Thanks for reporting this. We have upgraded the parsing code to be more robust in case of odd characters, but this caught the . character and encoded it as well, so a hostname such as cloud.test.com becomes cloud%2Etest%2Ecom which is not correct.
I have a fix ready and will make a new release soon.
Yes. The original API was created when there was no option to do simultaneous transfers, so it reported one speed from the single backend instance. After concurrent uploads were added, the code was never updated and just reported the speed of a random instance (not even the same instance).
The canary updates the API and now reports all active transfers and an aggregate transfer speed.
The plan is to make a nice “status” page that will show everything that is going in in greater detail, so each transfer is visible, the file enumeration, hashing, compression, etc is showing.
The logic for ngax, which was carried over in ngclient, is to only show the transfer when that is limiting the progress. As long as files are being processed (the BackendIsBlocking flag is false) it will not show the transfer speed, but instead show the progress in terms of files.

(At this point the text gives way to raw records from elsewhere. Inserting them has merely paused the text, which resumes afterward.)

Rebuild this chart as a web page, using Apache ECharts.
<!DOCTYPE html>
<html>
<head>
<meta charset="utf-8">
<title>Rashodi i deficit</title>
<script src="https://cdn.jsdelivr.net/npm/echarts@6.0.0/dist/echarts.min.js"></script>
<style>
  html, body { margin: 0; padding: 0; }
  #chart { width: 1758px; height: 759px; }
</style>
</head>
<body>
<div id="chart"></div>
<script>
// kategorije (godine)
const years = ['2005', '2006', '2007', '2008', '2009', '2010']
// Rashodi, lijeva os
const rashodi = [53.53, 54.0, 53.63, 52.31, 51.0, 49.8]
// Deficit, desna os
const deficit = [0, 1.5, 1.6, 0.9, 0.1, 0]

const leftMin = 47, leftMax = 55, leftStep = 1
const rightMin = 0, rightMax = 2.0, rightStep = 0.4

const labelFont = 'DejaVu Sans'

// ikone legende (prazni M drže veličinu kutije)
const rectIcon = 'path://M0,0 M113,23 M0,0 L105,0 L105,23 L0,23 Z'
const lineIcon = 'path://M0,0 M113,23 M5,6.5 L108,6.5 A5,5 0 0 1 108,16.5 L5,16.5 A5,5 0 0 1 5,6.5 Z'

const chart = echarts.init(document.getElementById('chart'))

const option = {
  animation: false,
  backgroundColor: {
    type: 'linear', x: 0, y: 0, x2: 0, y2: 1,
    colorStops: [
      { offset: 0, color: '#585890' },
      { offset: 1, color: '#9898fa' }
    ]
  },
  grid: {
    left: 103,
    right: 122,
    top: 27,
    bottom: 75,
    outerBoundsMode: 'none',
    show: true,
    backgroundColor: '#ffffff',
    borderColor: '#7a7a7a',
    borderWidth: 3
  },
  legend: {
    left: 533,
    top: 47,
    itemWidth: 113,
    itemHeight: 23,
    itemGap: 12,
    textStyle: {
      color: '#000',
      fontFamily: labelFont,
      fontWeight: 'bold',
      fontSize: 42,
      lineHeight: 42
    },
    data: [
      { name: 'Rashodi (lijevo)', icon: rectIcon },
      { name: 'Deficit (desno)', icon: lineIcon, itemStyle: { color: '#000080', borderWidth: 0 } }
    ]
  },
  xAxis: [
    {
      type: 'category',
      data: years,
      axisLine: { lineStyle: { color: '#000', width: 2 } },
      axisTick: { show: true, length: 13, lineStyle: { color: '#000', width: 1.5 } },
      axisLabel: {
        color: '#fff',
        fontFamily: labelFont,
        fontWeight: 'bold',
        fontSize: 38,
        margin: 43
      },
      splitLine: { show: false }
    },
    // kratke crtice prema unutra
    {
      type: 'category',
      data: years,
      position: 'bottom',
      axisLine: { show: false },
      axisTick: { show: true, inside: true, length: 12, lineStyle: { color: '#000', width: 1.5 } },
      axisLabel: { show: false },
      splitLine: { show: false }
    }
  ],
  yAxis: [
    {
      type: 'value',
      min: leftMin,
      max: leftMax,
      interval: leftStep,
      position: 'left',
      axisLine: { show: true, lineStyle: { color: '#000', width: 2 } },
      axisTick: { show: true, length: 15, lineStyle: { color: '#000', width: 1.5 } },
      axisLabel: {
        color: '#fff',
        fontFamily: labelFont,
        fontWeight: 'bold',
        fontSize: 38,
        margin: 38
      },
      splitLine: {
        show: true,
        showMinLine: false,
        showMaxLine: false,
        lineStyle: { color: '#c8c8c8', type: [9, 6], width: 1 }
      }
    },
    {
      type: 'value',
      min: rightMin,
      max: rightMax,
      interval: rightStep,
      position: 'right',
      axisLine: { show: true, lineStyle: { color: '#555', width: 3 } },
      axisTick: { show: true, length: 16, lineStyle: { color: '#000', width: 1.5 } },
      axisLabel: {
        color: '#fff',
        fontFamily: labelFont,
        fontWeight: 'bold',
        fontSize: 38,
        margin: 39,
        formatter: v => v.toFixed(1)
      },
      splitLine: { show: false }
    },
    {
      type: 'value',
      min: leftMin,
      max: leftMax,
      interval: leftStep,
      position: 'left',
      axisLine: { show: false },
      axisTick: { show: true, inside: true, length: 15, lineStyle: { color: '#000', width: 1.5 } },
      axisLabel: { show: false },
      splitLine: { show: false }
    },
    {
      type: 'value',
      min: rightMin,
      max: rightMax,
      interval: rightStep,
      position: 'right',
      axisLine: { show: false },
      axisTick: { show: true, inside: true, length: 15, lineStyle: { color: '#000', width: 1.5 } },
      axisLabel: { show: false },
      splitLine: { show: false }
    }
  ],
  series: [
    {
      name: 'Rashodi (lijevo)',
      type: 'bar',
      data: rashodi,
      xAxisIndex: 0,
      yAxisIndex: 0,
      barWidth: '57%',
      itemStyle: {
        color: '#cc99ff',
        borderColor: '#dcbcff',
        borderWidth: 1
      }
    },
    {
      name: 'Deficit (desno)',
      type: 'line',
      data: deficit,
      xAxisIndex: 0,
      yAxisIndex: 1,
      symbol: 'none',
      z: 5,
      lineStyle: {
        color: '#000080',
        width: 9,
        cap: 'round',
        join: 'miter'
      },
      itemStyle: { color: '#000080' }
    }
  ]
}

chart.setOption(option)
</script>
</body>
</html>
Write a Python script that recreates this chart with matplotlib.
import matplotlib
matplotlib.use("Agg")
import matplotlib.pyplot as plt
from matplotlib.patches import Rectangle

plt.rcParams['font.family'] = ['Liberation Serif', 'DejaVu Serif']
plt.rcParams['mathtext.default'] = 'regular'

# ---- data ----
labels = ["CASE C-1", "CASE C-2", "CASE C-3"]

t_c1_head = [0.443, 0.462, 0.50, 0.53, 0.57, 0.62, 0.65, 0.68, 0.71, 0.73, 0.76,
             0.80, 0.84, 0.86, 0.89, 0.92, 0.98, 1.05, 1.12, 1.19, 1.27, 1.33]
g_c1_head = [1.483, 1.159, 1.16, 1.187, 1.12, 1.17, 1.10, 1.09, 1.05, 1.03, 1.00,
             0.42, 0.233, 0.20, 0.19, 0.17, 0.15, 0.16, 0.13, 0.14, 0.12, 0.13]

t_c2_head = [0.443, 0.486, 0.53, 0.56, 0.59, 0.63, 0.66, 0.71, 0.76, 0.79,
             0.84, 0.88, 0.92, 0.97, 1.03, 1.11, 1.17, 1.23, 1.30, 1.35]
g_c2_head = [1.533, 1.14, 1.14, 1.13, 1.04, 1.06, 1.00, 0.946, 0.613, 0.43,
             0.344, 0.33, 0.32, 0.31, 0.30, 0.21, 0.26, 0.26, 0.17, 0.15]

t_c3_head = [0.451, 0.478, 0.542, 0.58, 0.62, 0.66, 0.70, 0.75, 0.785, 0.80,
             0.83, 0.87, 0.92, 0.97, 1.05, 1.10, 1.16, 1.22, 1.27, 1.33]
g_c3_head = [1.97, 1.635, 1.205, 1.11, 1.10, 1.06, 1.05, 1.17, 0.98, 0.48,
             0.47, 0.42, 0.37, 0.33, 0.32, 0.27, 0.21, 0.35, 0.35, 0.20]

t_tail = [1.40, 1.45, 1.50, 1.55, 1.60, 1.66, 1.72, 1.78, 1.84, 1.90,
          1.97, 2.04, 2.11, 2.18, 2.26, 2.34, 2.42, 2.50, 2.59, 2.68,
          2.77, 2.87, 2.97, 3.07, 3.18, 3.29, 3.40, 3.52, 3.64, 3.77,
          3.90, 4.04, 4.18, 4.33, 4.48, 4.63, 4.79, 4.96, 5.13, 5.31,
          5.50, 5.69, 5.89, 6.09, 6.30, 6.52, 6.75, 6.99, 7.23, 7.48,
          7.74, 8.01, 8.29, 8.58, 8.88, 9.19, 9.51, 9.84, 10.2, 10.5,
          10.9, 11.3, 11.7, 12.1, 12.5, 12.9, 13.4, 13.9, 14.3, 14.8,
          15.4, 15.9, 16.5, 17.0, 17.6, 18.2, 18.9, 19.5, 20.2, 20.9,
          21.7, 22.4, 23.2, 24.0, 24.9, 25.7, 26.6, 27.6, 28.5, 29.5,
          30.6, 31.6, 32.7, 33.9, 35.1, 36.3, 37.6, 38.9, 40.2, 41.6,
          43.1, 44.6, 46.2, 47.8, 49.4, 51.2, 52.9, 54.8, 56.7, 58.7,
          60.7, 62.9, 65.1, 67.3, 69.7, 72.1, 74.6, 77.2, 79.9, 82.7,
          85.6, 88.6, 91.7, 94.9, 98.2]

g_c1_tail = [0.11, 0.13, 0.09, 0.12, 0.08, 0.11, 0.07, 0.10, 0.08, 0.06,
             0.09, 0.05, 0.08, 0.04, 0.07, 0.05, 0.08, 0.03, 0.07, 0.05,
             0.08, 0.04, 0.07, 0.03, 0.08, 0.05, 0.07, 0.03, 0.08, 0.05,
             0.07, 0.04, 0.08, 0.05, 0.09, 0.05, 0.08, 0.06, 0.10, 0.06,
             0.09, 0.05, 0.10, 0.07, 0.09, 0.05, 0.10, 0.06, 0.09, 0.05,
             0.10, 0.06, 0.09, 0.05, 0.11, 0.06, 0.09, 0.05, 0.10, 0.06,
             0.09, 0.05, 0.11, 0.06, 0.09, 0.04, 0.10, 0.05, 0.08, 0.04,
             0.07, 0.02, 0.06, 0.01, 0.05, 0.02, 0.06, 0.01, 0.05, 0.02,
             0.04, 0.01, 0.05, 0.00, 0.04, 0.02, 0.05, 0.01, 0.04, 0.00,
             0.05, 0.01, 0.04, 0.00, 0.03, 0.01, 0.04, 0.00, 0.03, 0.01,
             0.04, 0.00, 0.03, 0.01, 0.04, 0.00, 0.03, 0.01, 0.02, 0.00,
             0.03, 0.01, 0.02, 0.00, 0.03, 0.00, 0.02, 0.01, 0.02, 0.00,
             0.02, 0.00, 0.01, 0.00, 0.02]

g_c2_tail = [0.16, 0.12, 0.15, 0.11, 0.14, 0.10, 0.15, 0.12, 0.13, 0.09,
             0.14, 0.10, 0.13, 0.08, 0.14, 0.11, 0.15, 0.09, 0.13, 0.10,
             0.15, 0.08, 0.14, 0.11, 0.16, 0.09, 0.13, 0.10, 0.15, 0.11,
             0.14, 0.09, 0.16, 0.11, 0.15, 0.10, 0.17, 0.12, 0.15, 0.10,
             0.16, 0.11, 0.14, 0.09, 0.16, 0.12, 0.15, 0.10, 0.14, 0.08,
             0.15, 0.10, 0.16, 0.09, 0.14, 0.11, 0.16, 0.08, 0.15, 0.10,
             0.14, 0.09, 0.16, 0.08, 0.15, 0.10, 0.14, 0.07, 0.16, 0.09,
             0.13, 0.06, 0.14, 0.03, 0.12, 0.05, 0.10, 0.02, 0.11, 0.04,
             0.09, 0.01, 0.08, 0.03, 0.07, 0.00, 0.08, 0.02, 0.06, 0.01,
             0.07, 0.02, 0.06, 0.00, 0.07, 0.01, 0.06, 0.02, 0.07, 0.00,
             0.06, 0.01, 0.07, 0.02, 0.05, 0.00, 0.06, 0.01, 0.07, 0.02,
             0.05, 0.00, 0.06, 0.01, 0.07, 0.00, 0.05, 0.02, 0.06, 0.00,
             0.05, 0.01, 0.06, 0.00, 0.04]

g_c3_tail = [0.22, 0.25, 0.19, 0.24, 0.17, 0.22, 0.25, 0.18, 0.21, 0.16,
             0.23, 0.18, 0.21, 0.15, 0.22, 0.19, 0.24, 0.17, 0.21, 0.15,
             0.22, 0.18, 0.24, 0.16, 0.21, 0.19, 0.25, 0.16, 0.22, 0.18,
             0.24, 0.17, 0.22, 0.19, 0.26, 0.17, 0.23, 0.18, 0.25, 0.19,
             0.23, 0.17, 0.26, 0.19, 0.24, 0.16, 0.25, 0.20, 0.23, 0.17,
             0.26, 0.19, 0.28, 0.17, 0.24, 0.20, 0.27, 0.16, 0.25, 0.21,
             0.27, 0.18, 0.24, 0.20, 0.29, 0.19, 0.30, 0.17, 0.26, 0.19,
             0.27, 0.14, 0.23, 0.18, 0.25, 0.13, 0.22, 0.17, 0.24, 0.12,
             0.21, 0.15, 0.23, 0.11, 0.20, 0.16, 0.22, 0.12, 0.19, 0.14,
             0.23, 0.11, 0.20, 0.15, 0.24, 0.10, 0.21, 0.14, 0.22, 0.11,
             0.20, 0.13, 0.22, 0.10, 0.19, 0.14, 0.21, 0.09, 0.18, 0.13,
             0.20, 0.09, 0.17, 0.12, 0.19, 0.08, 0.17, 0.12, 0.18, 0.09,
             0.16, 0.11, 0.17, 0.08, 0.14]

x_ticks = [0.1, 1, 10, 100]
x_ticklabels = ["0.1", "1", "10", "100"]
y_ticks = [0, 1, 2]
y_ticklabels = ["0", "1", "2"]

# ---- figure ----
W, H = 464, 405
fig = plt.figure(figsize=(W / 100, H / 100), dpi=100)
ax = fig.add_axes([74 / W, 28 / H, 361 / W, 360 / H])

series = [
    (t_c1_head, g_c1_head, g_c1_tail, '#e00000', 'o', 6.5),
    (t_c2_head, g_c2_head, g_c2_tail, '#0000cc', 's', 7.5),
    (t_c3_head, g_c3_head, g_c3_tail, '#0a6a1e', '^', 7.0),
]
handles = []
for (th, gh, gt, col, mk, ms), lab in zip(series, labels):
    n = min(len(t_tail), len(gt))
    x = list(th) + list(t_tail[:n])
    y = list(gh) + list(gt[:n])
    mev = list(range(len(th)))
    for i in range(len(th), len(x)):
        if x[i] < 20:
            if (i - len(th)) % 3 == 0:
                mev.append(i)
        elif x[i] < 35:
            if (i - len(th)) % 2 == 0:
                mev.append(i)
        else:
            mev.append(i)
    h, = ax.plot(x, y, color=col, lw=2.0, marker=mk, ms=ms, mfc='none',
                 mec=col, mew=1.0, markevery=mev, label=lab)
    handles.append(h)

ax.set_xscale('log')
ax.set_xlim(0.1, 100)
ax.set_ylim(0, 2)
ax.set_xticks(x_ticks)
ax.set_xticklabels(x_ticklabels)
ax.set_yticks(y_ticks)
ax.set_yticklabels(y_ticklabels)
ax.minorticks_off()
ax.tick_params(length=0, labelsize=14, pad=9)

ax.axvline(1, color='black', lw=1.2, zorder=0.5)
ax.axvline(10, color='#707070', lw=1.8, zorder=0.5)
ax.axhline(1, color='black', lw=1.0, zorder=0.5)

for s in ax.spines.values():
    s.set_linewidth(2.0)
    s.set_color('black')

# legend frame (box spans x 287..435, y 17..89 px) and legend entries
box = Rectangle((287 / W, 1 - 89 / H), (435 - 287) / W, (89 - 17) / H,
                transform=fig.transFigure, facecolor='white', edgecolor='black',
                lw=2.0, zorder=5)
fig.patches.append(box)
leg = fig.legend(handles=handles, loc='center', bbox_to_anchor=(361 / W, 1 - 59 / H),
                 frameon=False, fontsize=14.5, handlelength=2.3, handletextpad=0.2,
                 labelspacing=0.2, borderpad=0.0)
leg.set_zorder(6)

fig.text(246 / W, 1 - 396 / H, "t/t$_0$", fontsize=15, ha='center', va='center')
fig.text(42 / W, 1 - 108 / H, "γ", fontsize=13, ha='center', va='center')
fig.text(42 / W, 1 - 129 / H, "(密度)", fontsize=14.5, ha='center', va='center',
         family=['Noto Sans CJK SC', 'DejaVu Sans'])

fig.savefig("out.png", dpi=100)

The logic for this is that, if the backend is fast enough, the important part is the file processing speed. Once the backend cannot keep up, it becomes the important part.
Correct means RFC 3986.
After that it becomes messy because not all URL libraries and parsers do the same thing.
Duplicati is especially odd, because I initially wanted to make it easier to use on the commandline, which meant I built a custom parser to support something like:
webdav://user:pass@example.com
The parser supports some pretty odd things to allow a @ in the username and password. Also, support for just passing in a local file path makes the parsing even more convoluted. Despite all the good intentions of this parser, it also has a number of quirks, and ultimately the downside of not using a standard URL library outweighs the benefits (especially given the number of CLI vs UI users).
The way it works now is that it accepts the legacy odd input, but “prefers” the correct encoded versions. This is being affected a bit by the secret manager that does a encode/decode cycle on each URL (even if it is not used), so the URL you pass in to Duplicati gets converted in the escaped strict RFC 3986 format before being passed to the backend.
Going forward, the plan is add a warning if the input URL does not conform to RFC 3986. For the current state, the logic is to simply accepts the relaxed form and then use the strict form.
There may be some corners that we need to address, such as the one reported by @DCinME here, but ultimately, using standard compliant URLs will remove a large class of error sources, and allow other tools to work better with Duplicati.